As planning commission chairman (Ken) Lipton clarified at the March public hearing, exemptions for ranchers are intended for existing structures, not for any new structures. Further, the "ranch exemption" as well as the "mining exemption" apply only to accessory structures (not to primary structures) and roads used exclusively for agriculture or mining, thus they do not apply to primary residence or to an "accessory" house if that house is rented out or used by an outfitter, or to a private road that is also used for hunting access.
For common sense reasons, many ranch structures, including houses, are located adjacent to a road rather than in the middle of a pasture. Even structures that are not on a bench, ridge, escarpment or hilltop but are close to a road would have draconian limitations placed on any future modifications provided a Section 9 exemption is even granted by the count; e.g., a small 1,000 square foot bunkhouse might be able to obtain an exemption limited to a one-time permit (over the life of the building) for reconstruction after a fire or expansion of up to 20 percent; i.e., 200 square feet.

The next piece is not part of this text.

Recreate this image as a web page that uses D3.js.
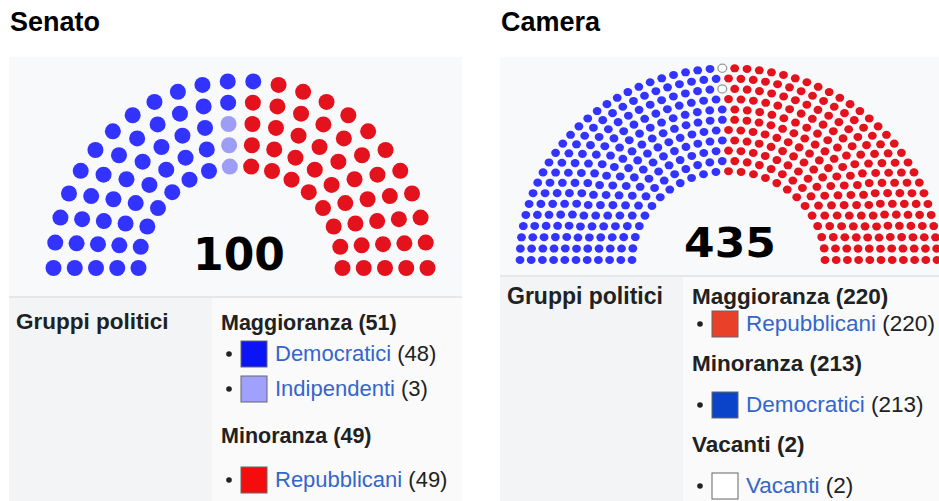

Aside from such direct impacts of ranchers, ranchers are more likely to understand the desire of others from freedom from unnecessary intrusion of government, and resist the "divide and conquer" approach historically used by autocrats to impose their views on the population.
It is not surprising that Mr. McKenney is confused. As he urges, our citizens should carefully review the proposals and understand them, rather than accepting the proponents' propaganda.